Power

On Sesame Street, Justice Sotomayor Counsels Girls Everywhere on Their Career Options

A recent Sesame Street appearance by Justice Sonia Sotomayor takes on culture warriors with a grin.

photo courtesy of Wikimedia Commons

The 2010 confirmation hearings of now-Supreme Court Justice Sonia Sotomayor were, in many ways, a coming attraction of the angry white man syndrome that permeates Tea Party politics and has dominated the 2012 election post-mortem. During those hearings Republicans attacked Sotomayor as a “hothead,” mocked her as a “wise Latina,” and ridiculed her as a racist for her understanding of why and how race and gender can effect legal reasoning. She was, in short, too female and too ethnic to appease the radical right in the judiciary committee and the Senate and they let her, and the American public, know it.

Yet to really understand how significant Sotomayor’s role on the Supreme Court is, and just what her story means, consider this brief, and heartwarming, appearance on Sesame Street. Here, Justice Sotomayor joins young Abby to talk about the word “career.” Abby, representative of many young girls everywhere declared she wanted to grow up to be a princess. For this, Justice Sotomayor offers the perfect answer.

“Pretending to be a princess is fun, but it is definitely not a career” says Sotomayor. “Remember, a career is a job that you train and prepare for and that you plan to do for a long time.”

When Abby asks “what a girl like me” can do for a career instead of being a princess Sotomayor suggests going to school to be a “teacher, a lawyer, a doctor, an engineer, and even a scientist.”

In just about two-and-a-half minutes Sotomayor manages to hit every culture war fear the right projected onto her during her confirmation hearings and, with grace and an infectious grin, turned that racism and misogyny into a moment for powerful change. Here this “wise Latina,” a Puerto Rican from the Bronx, directs young girls to go to school to become scientists and doctors and lawyers rather than aspiring to be princesses. She uses her own biography as an example and Abby eats it up. And she does so on Sesame Street, the one place where Tea Party conservatives believe the slide into the liberal abyss begins.

This is why elections matter. President Obama will likely appoint at least one, but maybe as many as four, Supreme Court justices. Would Justice Samuel Alito have shown up on Sesame Street to tell young girls everywhere to go to school to become doctors and lawyers? We can hope, but a read of his opinions suggests that’s not likely. And if Republicans had their way such an appearance wouldn’t even be possible as federal funding for educational programming like Sesame Street would evaporate and public broadcasting as we know it end.
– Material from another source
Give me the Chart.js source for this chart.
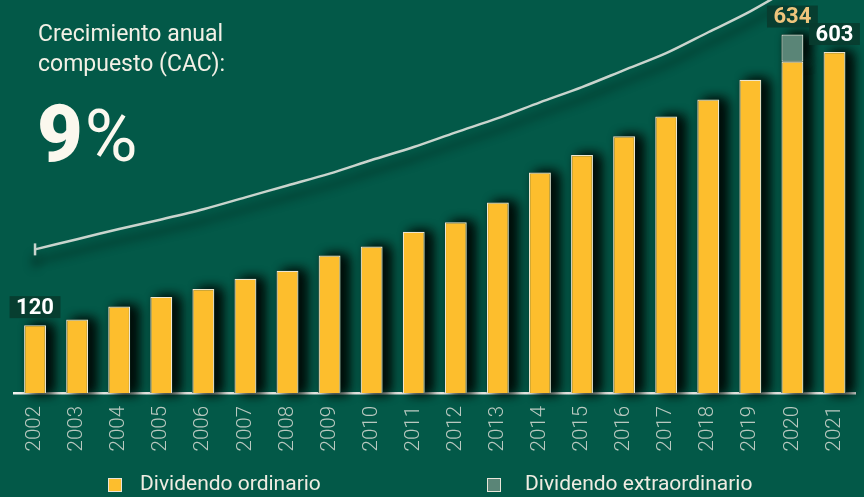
<!DOCTYPE html>
<html lang="es">
<head>
<meta charset="utf-8">
<title>Dividendo por acción</title>
<script src="https://cdn.jsdelivr.net/npm/chart.js@4.4.1/dist/chart.umd.min.js"></script>
<style>
    html, body { margin: 0; padding: 0; background: #035948; }
    #wrap { position: relative; width: 864px; height: 497px; overflow: hidden; font-family: Roboto, sans-serif; }
    #chart { position: absolute; left: 0; top: 0; }
    .titulo { position: absolute; left: 38px; top: 19px; color: #f3f0e6; font-size: 23px; line-height: 30px; }
    .cac { position: absolute; left: 37px; top: 95px; color: #fbf8ee; font-size: 79px; line-height: 79px; white-space: nowrap; }
    .cac b { font-weight: 900; }
    .cac span { font-size: 72px; font-weight: 400; margin-left: 2px; }
    .ley-caja { position: absolute; top: 478px; width: 12px; height: 12px; border: 1.5px solid #e9e6da; }
    .ley-texto { position: absolute; top: 473px; color: #efece2; font-size: 21px; line-height: 21px; white-space: nowrap; }
</style>
</head>
<body>
<div id="wrap">
    <canvas id="chart" width="864" height="497"></canvas>
    <div class="titulo">Crecimiento anual<br>compuesto (CAC):</div>
    <div class="cac"><b>9</b><span>%</span></div>
    <div id="leyenda"></div>
</div>
<script>
const years = ['2002', '2003', '2004', '2005', '2006', '2007', '2008', '2009', '2010', '2011',
               '2012', '2013', '2014', '2015', '2016', '2017', '2018', '2019', '2020', '2021'];
const ordinario = [120, 130, 153, 170, 184, 202, 216, 243, 259, 285,
                   302, 337, 390, 421, 454, 489, 519, 554, 586, 603];
const extraordinario = [null, null, null, null, null, null, null, null, null, null,
                        null, null, null, null, null, null, null, null, 48, null];
// curva de crecimiento (en las mismas unidades que las barras)
const curvaCAC = [254, 272, 290, 307, 325, 346, 367, 388, 412, 435,
                  461, 486, 514, 541, 571, 601, 638, 675, 718, 762];
const etiquetas = [0, 18, 19];
const yMax = 680;

const colorOrdinario = '#fdbe2d';
const colorExtra = '#5a8577';
const colorEtiquetas = ['#ffffff', '#eec57c', '#ffffff'];

// sombra bajo las barras
const sombraBarras = {
    id: 'sombraBarras',
    beforeDatasetsDraw(chart) {
        const ctx = chart.ctx;
        ctx.save();
        ctx.shadowColor = 'rgba(0, 14, 10, 0.95)';
        ctx.shadowBlur = 12;
        ctx.shadowOffsetX = 7;
        ctx.shadowOffsetY = 0;
        ctx.fillStyle = '#06382c';
        chart.data.datasets.forEach((ds, i) => {
            if (ds.type === 'line') return;
            chart.getDatasetMeta(i).data.forEach(bar => {
                const p = bar.getProps(['x', 'y', 'base', 'width'], true);
                if (!isFinite(p.y) || p.base - p.y < 1) return;
                ctx.fillRect(p.x - p.width / 2, p.y, p.width, p.base - p.y);
                ctx.fillRect(p.x - p.width / 2, p.y, p.width, p.base - p.y);
            });
        });
        ctx.restore();
    }
};

// sombra de la curva
const sombraCurva = {
    id: 'sombraCurva',
    beforeDatasetDraw(chart, args) {
        if (args.meta.type !== 'line') return;
        const ctx = chart.ctx;
        ctx.save();
        ctx.shadowColor = 'rgba(0, 22, 16, 0.8)';
        ctx.shadowBlur = 10;
        ctx.shadowOffsetY = 12;
    },
    afterDatasetDraw(chart, args) {
        if (args.meta.type !== 'line') return;
        chart.ctx.restore();
    }
};

// cajas con el valor encima de algunas barras
const etiquetasValor = {
    id: 'etiquetasValor',
    afterDatasetsDraw(chart) {
        const ctx = chart.ctx;
        ctx.save();
        ctx.font = '700 22px Roboto';
        ctx.textAlign = 'center';
        ctx.textBaseline = 'middle';
        etiquetas.forEach((idx, k) => {
            const extra = extraordinario[idx] || 0;
            const total = ordinario[idx] + extra;
            const bar = chart.getDatasetMeta(extra ? 1 : 0).data[idx];
            const texto = String(total);
            const w = ctx.measureText(texto).width + 13;
            const h = 22;
            const cx = Math.min(bar.x, chart.width - w / 2);
            const bottom = bar.y - 7;
            ctx.fillStyle = 'rgba(8, 60, 47, 0.92)';
            ctx.fillRect(cx - w / 2, bottom - h, w, h);
            ctx.fillStyle = colorEtiquetas[k];
            ctx.fillText(texto, cx, bottom - h / 2 + 1);
        });
        ctx.restore();
    }
};

const ctx = document.getElementById('chart').getContext('2d');
const chart = new Chart(ctx, {
    type: 'bar',
    data: {
        labels: years,
        datasets: [
            {
                label: 'Dividendo ordinario',
                data: ordinario,
                backgroundColor: colorOrdinario,
                borderColor: '#eee6cf',
                borderWidth: { top: 1.2, left: 1.2, right: 1.2, bottom: 0 },
                borderSkipped: false,
                barPercentage: 0.52,
                categoryPercentage: 1.0,
                order: 1
            },
            {
                label: 'Dividendo extraordinario',
                data: extraordinario,
                backgroundColor: colorExtra,
                borderColor: '#d9ddd2',
                borderWidth: { top: 1.2, left: 1.2, right: 1.2, bottom: 1.2 },
                borderSkipped: false,
                barPercentage: 0.52,
                categoryPercentage: 1.0,
                order: 1
            },
            {
                type: 'line',
                label: 'CAC',
                data: curvaCAC,
                stack: 'curva',
                borderColor: '#c9d4cd',
                borderWidth: 2.5,
                tension: 0.3,
                fill: false,
                clip: false,
                pointStyle: 'line',
                rotation: 90,
                pointRadius: (c) => c.dataIndex === 0 ? 6 : 0,
                pointBorderColor: '#c9d4cd',
                pointBorderWidth: 2.5,
                order: 0
            }
        ]
    },
    options: {
        responsive: false,
        animation: false,
        layout: { padding: { top: 2, left: 14, right: 7, bottom: 44 } },
        plugins: {
            legend: { display: false },
            tooltip: { enabled: false }
        },
        scales: {
            x: {
                stacked: true,
                grid: { display: false, drawTicks: false },
                border: { color: '#f2f2ee', width: 2.5 },
                ticks: {
                    color: '#b8c8bf',
                    font: { family: 'Roboto', size: 20.5, weight: '300' },
                    minRotation: 90,
                    maxRotation: 90,
                    padding: 13
                },
                afterFit(scale) {
                    scale.height = 60;
                    scale.paddingLeft = 0;
                    scale.paddingRight = 0;
                }
            },
            y: {
                stacked: true,
                display: false,
                min: 0,
                max: yMax
            }
        }
    },
    plugins: [sombraBarras, sombraCurva, etiquetasValor]
});

// leyenda en HTML
const leyenda = document.getElementById('leyenda');
const posLeyenda = [[108, 140], [487, 525]];
chart.data.datasets.slice(0, 2).forEach((ds, i) => {
    const caja = document.createElement('div');
    caja.className = 'ley-caja';
    caja.style.left = posLeyenda[i][0] + 'px';
    caja.style.background = ds.backgroundColor;
    const texto = document.createElement('div');
    texto.className = 'ley-texto';
    texto.style.left = posLeyenda[i][1] + 'px';
    texto.innerText = ds.label;
    leyenda.appendChild(caja);
    leyenda.appendChild(texto);
});
</script>
</body>
</html>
As we focus on the “changing demographics” that propelled an overwhelming majority of voters who were not white-men of middling education to vote for Democrats, and as we prepare for future judicial confirmation hearings where angry-white men are most often their worst-behaived, we can expect the racial and gender histrionics from the right to reach even greater heights. After all, thanks to those “changing demographics,” a wise Latina can appear on a tv show that reaches millions of low-income and minority households to tell young girls everywhere that being a princess is not a likely career, but that girls have many options, and can use her own story as the inspiring proof.